Copy the listing verbatim, excluding any images found in it.

--- BEGIN DATA EXCERPT ---

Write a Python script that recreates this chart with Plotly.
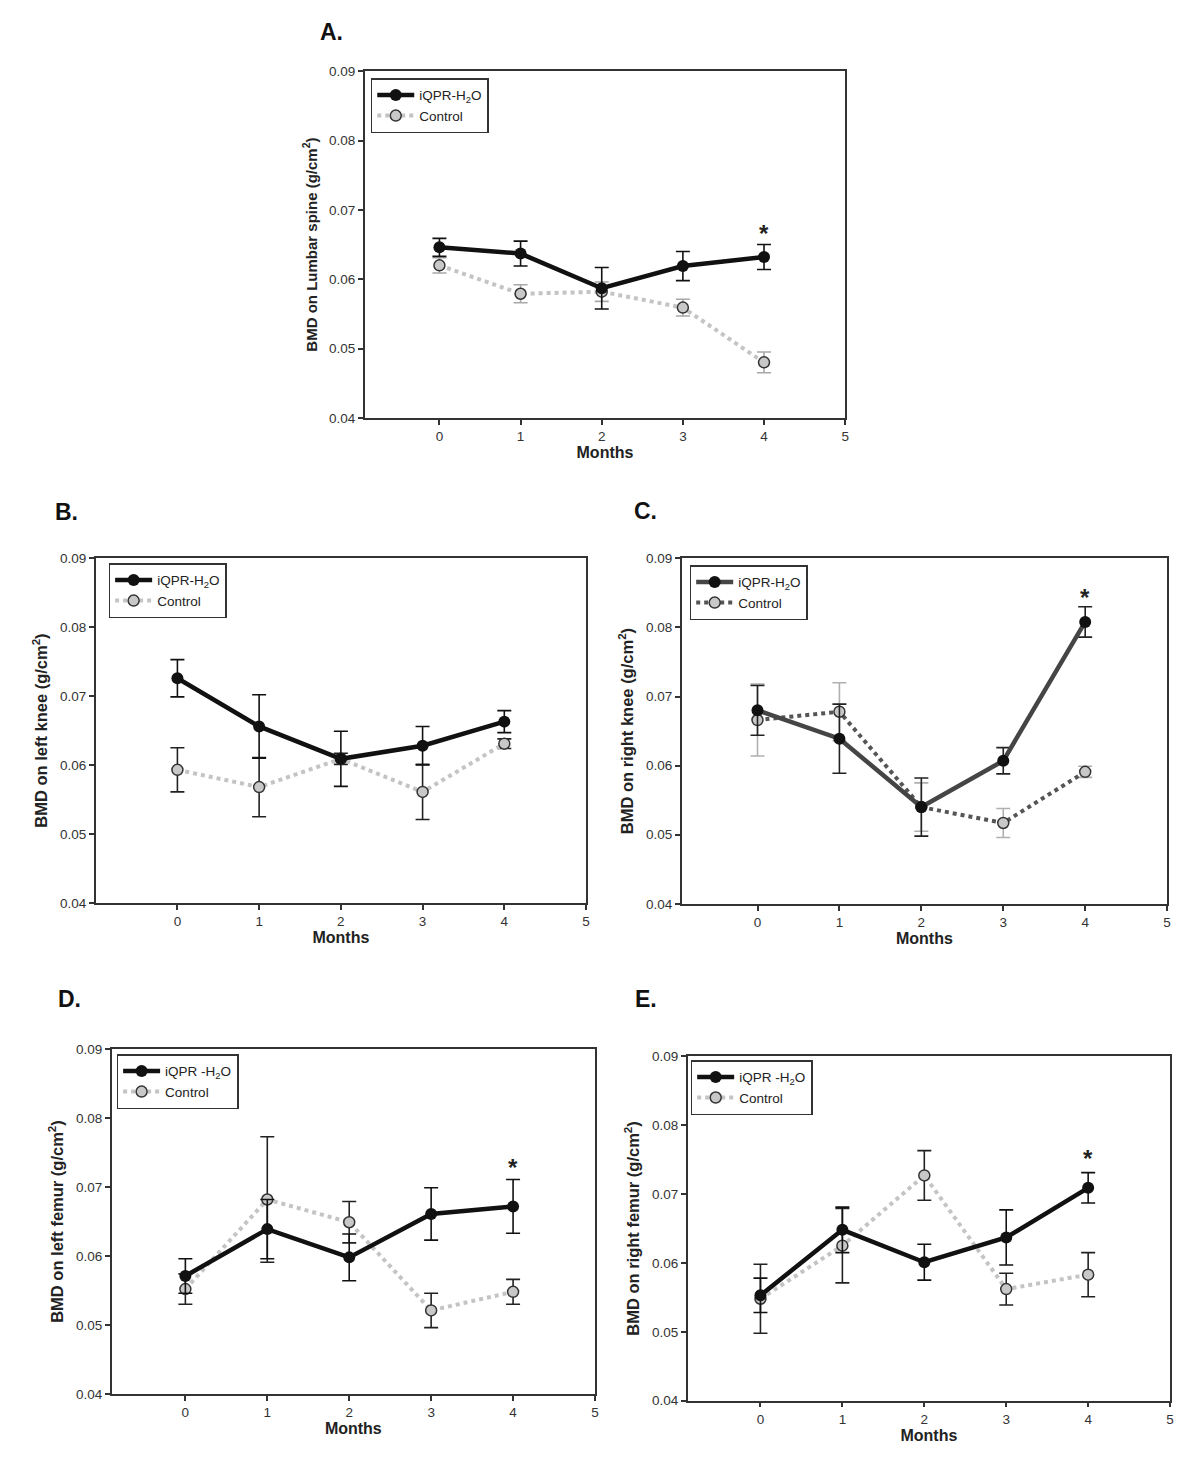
import plotly.graph_objects as go

W, H = 1200, 1478
months = [0, 1, 2, 3, 4]

# Panel A - Lumbar spine
a_iqpr = [0.0646, 0.0637, 0.0587, 0.0619, 0.0632]
a_iqpr_err = [0.0013, 0.0018, 0.0030, 0.0021, 0.0018]
a_ctrl = [0.0620, 0.0579, 0.0582, 0.0559, 0.0480]
a_ctrl_err = [0.0011, 0.0013, 0.0014, 0.0012, 0.0015]

# Panel B - left knee
b_iqpr = [0.0726, 0.0656, 0.0609, 0.0628, 0.0663]
b_iqpr_err = [0.0027, 0.0046, 0.0040, 0.0028, 0.0016]
b_ctrl = [0.0593, 0.0568, 0.0609, 0.0561, 0.0631]
b_ctrl_err = [0.0032, 0.0043, 0.0008, 0.0040, 0.0007]

# Panel C - right knee
c_iqpr = [0.0680, 0.0639, 0.0540, 0.0607, 0.0808]
c_iqpr_err = [0.0036, 0.0050, 0.0042, 0.0019, 0.0022]
c_ctrl = [0.0666, 0.0678, 0.0540, 0.0517, 0.0591]
c_ctrl_err = [0.0052, 0.0042, 0.0035, 0.0021, 0.0008]

# Panel D - left femur
d_iqpr = [0.0571, 0.0639, 0.0598, 0.0661, 0.0672]
d_iqpr_err = [0.0025, 0.0043, 0.0034, 0.0038, 0.0039]
d_ctrl = [0.0552, 0.0682, 0.0649, 0.0521, 0.0548]
d_ctrl_err = [0.0022, 0.0091, 0.0030, 0.0025, 0.0018]

# Panel E - right femur
e_iqpr = [0.0553, 0.0648, 0.0601, 0.0637, 0.0709]
e_iqpr_err = [0.0025, 0.0033, 0.0026, 0.0040, 0.0022]
e_ctrl = [0.0548, 0.0625, 0.0727, 0.0562, 0.0583]
e_ctrl_err = [0.0050, 0.0054, 0.0036, 0.0023, 0.0032]

x_ticks = [0, 1, 2, 3, 4, 5]
y_ticks = [0.04, 0.05, 0.06, 0.07, 0.08, 0.09]

FONT = "Liberation Sans, Arial, sans-serif"

panels = [
    dict(key="A", iq=a_iqpr, iqe=a_iqpr_err, ct=a_ctrl, cte=a_ctrl_err,
         ytitle="BMD on Lumbar spine (g/cm<sup>2</sup>)", name="iQPR-H<sub>2</sub>O",
         px=(366, 848), py=(65, 415), xr=-0.92, star=0.0666, leg=(372, 72), yts=15,
         iq_line="#111111", ct_line="#c4c4c4", ct_err="#a8a8a8", iq_err="#111111", lab=(333, 25)),
    dict(key="B", iq=b_iqpr, iqe=b_iqpr_err, ct=b_ctrl, cte=b_ctrl_err,
         ytitle="BMD on left knee (g/cm<sup>2</sup>)", name="iQPR-H<sub>2</sub>O",
         px=(96, 588), py=(557, 905), xr=-1.0, star=None, leg=(109, 562), yts=16.5,
         iq_line="#111111", ct_line="#c4c4c4", ct_err="#222222", iq_err="#111111", lab=(67, 510)),
    dict(key="C", iq=c_iqpr, iqe=c_iqpr_err, ct=c_ctrl, cte=c_ctrl_err,
         ytitle="BMD on right knee (g/cm<sup>2</sup>)", name="iQPR-H<sub>2</sub>O",
         px=(684, 1171), py=(557, 906), xr=-0.925, star=0.0843, leg=(692, 564), yts=16.5,
         iq_line="#454545", ct_line="#555555", ct_err="#b0b0b0", iq_err="#222222", lab=(648, 509)),
    dict(key="D", iq=d_iqpr, iqe=d_iqpr_err, ct=d_ctrl, cte=d_ctrl_err,
         ytitle="BMD on left femur (g/cm<sup>2</sup>)", name="iQPR -H<sub>2</sub>O",
         px=(112, 597), py=(1053, 1401), xr=-0.9, star=0.0729, leg=(117, 1058), yts=16.5,
         iq_line="#111111", ct_line="#c4c4c4", ct_err="#222222", iq_err="#111111", lab=(70, 1002)),
    dict(key="E", iq=e_iqpr, iqe=e_iqpr_err, ct=e_ctrl, cte=e_ctrl_err,
         ytitle="BMD on right femur (g/cm<sup>2</sup>)", name="iQPR -H<sub>2</sub>O",
         px=(690, 1174), py=(1060, 1408), xr=-0.888, star=0.0751, leg=(693, 1064), yts=16.5,
         iq_line="#111111", ct_line="#c4c4c4", ct_err="#222222", iq_err="#111111", lab=(648, 1002)),
]

fig = go.Figure()
annotations = []

for i, p in enumerate(panels):
    n = i + 1
    xa = "x" if n == 1 else f"x{n}"
    ya = "y" if n == 1 else f"y{n}"
    legname = "legend" if n == 1 else f"legend{n}"
    fig.add_trace(go.Scatter(
        x=months, y=p["ct"], mode="lines+markers", name="Control",
        line=dict(color=p["ct_line"], width=4, dash="dot"),
        marker=dict(size=11, color="#c8c8c8", line=dict(color="#333333", width=1.5)),
        error_y=dict(type="data", array=p["cte"], color=p["ct_err"], thickness=1.6, width=7),
        xaxis=xa, yaxis=ya, legend=legname, legendrank=2,
    ))
    fig.add_trace(go.Scatter(
        x=months, y=p["iq"], mode="lines+markers", name=p["name"],
        line=dict(color=p["iq_line"], width=4.5),
        marker=dict(size=12, color="#111111"),
        error_y=dict(type="data", array=p["iqe"], color=p["iq_err"], thickness=1.6, width=7),
        xaxis=xa, yaxis=ya, legend=legname, legendrank=1,
    ))
    dx = [p["px"][0] / W, p["px"][1] / W]
    dy = [1 - p["py"][1] / H, 1 - p["py"][0] / H]
    axis_common = dict(showline=True, linecolor="#333333", linewidth=1.5, mirror=True,
                       ticks="outside", ticklen=5, tickwidth=1.5, tickcolor="#333333",
                       showgrid=False, zeroline=False,
                       tickfont=dict(family=FONT, size=13.5, color="#333333"))
    fig.update_layout(**{
        ("xaxis" if n == 1 else f"xaxis{n}"): dict(
            domain=dx, range=[p["xr"], 5], tickvals=x_ticks, anchor=ya,
            title=dict(text="Months", standoff=3,
                       font=dict(family=FONT, size=16, color="#222222", weight="bold")),
            **axis_common),
        ("yaxis" if n == 1 else f"yaxis{n}"): dict(
            domain=dy, range=[0.04, 0.09], tickvals=y_ticks, tickformat=".2f", anchor=xa,
            title=dict(text=p["ytitle"], standoff=8,
                       font=dict(family=FONT, size=p["yts"], color="#222222", weight="bold")),
            **axis_common),
        legname: dict(x=p["leg"][0] / W, y=1 - p["leg"][1] / H, xanchor="left", yanchor="top",
                      bordercolor="#333333", borderwidth=1.5, bgcolor="white",
                      font=dict(family=FONT, size=13.5, color="#222222"),
                      tracegroupgap=0, itemwidth=37),
    })
    if p["star"] is not None:
        annotations.append(dict(x=4, y=p["star"], xref=xa, yref=ya, text="<b>*</b>",
                                showarrow=False, font=dict(family=FONT, size=24, color="#222222")))
    annotations.append(dict(x=p["lab"][0] / W, y=1 - p["lab"][1] / H, xref="paper", yref="paper",
                            text=f"<b>{p['key']}.</b>", showarrow=False, xanchor="center",
                            yanchor="middle", font=dict(family=FONT, size=23, color="#111111")))

fig.update_layout(width=W, height=H, margin=dict(l=0, r=0, t=0, b=0),
                  paper_bgcolor="white", plot_bgcolor="white",
                  annotations=annotations, showlegend=True)

fig.write_html("out.html", config={"displayModeBar": False},
               post_script="document.body.style.margin='0px';")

--- END DATA EXCERPT ---

-- ANSWER TO THE TASK --
Write a Python script that recreates this chart with Plotly.
import plotly.graph_objects as go

W, H = 1200, 1478
months = [0, 1, 2, 3, 4]

# Panel A - Lumbar spine
a_iqpr = [0.0646, 0.0637, 0.0587, 0.0619, 0.0632]
a_iqpr_err = [0.0013, 0.0018, 0.0030, 0.0021, 0.0018]
a_ctrl = [0.0620, 0.0579, 0.0582, 0.0559, 0.0480]
a_ctrl_err = [0.0011, 0.0013, 0.0014, 0.0012, 0.0015]

# Panel B - left knee
b_iqpr = [0.0726, 0.0656, 0.0609, 0.0628, 0.0663]
b_iqpr_err = [0.0027, 0.0046, 0.0040, 0.0028, 0.0016]
b_ctrl = [0.0593, 0.0568, 0.0609, 0.0561, 0.0631]
b_ctrl_err = [0.0032, 0.0043, 0.0008, 0.0040, 0.0007]

# Panel C - right knee
c_iqpr = [0.0680, 0.0639, 0.0540, 0.0607, 0.0808]
c_iqpr_err = [0.0036, 0.0050, 0.0042, 0.0019, 0.0022]
c_ctrl = [0.0666, 0.0678, 0.0540, 0.0517, 0.0591]
c_ctrl_err = [0.0052, 0.0042, 0.0035, 0.0021, 0.0008]

# Panel D - left femur
d_iqpr = [0.0571, 0.0639, 0.0598, 0.0661, 0.0672]
d_iqpr_err = [0.0025, 0.0043, 0.0034, 0.0038, 0.0039]
d_ctrl = [0.0552, 0.0682, 0.0649, 0.0521, 0.0548]
d_ctrl_err = [0.0022, 0.0091, 0.0030, 0.0025, 0.0018]

# Panel E - right femur
e_iqpr = [0.0553, 0.0648, 0.0601, 0.0637, 0.0709]
e_iqpr_err = [0.0025, 0.0033, 0.0026, 0.0040, 0.0022]
e_ctrl = [0.0548, 0.0625, 0.0727, 0.0562, 0.0583]
e_ctrl_err = [0.0050, 0.0054, 0.0036, 0.0023, 0.0032]

x_ticks = [0, 1, 2, 3, 4, 5]
y_ticks = [0.04, 0.05, 0.06, 0.07, 0.08, 0.09]

FONT = "Liberation Sans, Arial, sans-serif"

panels = [
    dict(key="A", iq=a_iqpr, iqe=a_iqpr_err, ct=a_ctrl, cte=a_ctrl_err,
         ytitle="BMD on Lumbar spine (g/cm<sup>2</sup>)", name="iQPR-H<sub>2</sub>O",
         px=(366, 848), py=(65, 415), xr=-0.92, star=0.0666, leg=(372, 72), yts=15,
         iq_line="#111111", ct_line="#c4c4c4", ct_err="#a8a8a8", iq_err="#111111", lab=(333, 25)),
    dict(key="B", iq=b_iqpr, iqe=b_iqpr_err, ct=b_ctrl, cte=b_ctrl_err,
         ytitle="BMD on left knee (g/cm<sup>2</sup>)", name="iQPR-H<sub>2</sub>O",
         px=(96, 588), py=(557, 905), xr=-1.0, star=None, leg=(109, 562), yts=16.5,
         iq_line="#111111", ct_line="#c4c4c4", ct_err="#222222", iq_err="#111111", lab=(67, 510)),
    dict(key="C", iq=c_iqpr, iqe=c_iqpr_err, ct=c_ctrl, cte=c_ctrl_err,
         ytitle="BMD on right knee (g/cm<sup>2</sup>)", name="iQPR-H<sub>2</sub>O",
         px=(684, 1171), py=(557, 906), xr=-0.925, star=0.0843, leg=(692, 564), yts=16.5,
         iq_line="#454545", ct_line="#555555", ct_err="#b0b0b0", iq_err="#222222", lab=(648, 509)),
    dict(key="D", iq=d_iqpr, iqe=d_iqpr_err, ct=d_ctrl, cte=d_ctrl_err,
         ytitle="BMD on left femur (g/cm<sup>2</sup>)", name="iQPR -H<sub>2</sub>O",
         px=(112, 597), py=(1053, 1401), xr=-0.9, star=0.0729, leg=(117, 1058), yts=16.5,
         iq_line="#111111", ct_line="#c4c4c4", ct_err="#222222", iq_err="#111111", lab=(70, 1002)),
    dict(key="E", iq=e_iqpr, iqe=e_iqpr_err, ct=e_ctrl, cte=e_ctrl_err,
         ytitle="BMD on right femur (g/cm<sup>2</sup>)", name="iQPR -H<sub>2</sub>O",
         px=(690, 1174), py=(1060, 1408), xr=-0.888, star=0.0751, leg=(693, 1064), yts=16.5,
         iq_line="#111111", ct_line="#c4c4c4", ct_err="#222222", iq_err="#111111", lab=(648, 1002)),
]

fig = go.Figure()
annotations = []

for i, p in enumerate(panels):
    n = i + 1
    xa = "x" if n == 1 else f"x{n}"
    ya = "y" if n == 1 else f"y{n}"
    legname = "legend" if n == 1 else f"legend{n}"
    fig.add_trace(go.Scatter(
        x=months, y=p["ct"], mode="lines+markers", name="Control",
        line=dict(color=p["ct_line"], width=4, dash="dot"),
        marker=dict(size=11, color="#c8c8c8", line=dict(color="#333333", width=1.5)),
        error_y=dict(type="data", array=p["cte"], color=p["ct_err"], thickness=1.6, width=7),
        xaxis=xa, yaxis=ya, legend=legname, legendrank=2,
    ))
    fig.add_trace(go.Scatter(
        x=months, y=p["iq"], mode="lines+markers", name=p["name"],
        line=dict(color=p["iq_line"], width=4.5),
        marker=dict(size=12, color="#111111"),
        error_y=dict(type="data", array=p["iqe"], color=p["iq_err"], thickness=1.6, width=7),
        xaxis=xa, yaxis=ya, legend=legname, legendrank=1,
    ))
    dx = [p["px"][0] / W, p["px"][1] / W]
    dy = [1 - p["py"][1] / H, 1 - p["py"][0] / H]
    axis_common = dict(showline=True, linecolor="#333333", linewidth=1.5, mirror=True,
                       ticks="outside", ticklen=5, tickwidth=1.5, tickcolor="#333333",
                       showgrid=False, zeroline=False,
                       tickfont=dict(family=FONT, size=13.5, color="#333333"))
    fig.update_layout(**{
        ("xaxis" if n == 1 else f"xaxis{n}"): dict(
            domain=dx, range=[p["xr"], 5], tickvals=x_ticks, anchor=ya,
            title=dict(text="Months", standoff=3,
                       font=dict(family=FONT, size=16, color="#222222", weight="bold")),
            **axis_common),
        ("yaxis" if n == 1 else f"yaxis{n}"): dict(
            domain=dy, range=[0.04, 0.09], tickvals=y_ticks, tickformat=".2f", anchor=xa,
            title=dict(text=p["ytitle"], standoff=8,
                       font=dict(family=FONT, size=p["yts"], color="#222222", weight="bold")),
            **axis_common),
        legname: dict(x=p["leg"][0] / W, y=1 - p["leg"][1] / H, xanchor="left", yanchor="top",
                      bordercolor="#333333", borderwidth=1.5, bgcolor="white",
                      font=dict(family=FONT, size=13.5, color="#222222"),
                      tracegroupgap=0, itemwidth=37),
    })
    if p["star"] is not None:
        annotations.append(dict(x=4, y=p["star"], xref=xa, yref=ya, text="<b>*</b>",
                                showarrow=False, font=dict(family=FONT, size=24, color="#222222")))
    annotations.append(dict(x=p["lab"][0] / W, y=1 - p["lab"][1] / H, xref="paper", yref="paper",
                            text=f"<b>{p['key']}.</b>", showarrow=False, xanchor="center",
                            yanchor="middle", font=dict(family=FONT, size=23, color="#111111")))

fig.update_layout(width=W, height=H, margin=dict(l=0, r=0, t=0, b=0),
                  paper_bgcolor="white", plot_bgcolor="white",
                  annotations=annotations, showlegend=True)

fig.write_html("out.html", config={"displayModeBar": False},
               post_script="document.body.style.margin='0px';")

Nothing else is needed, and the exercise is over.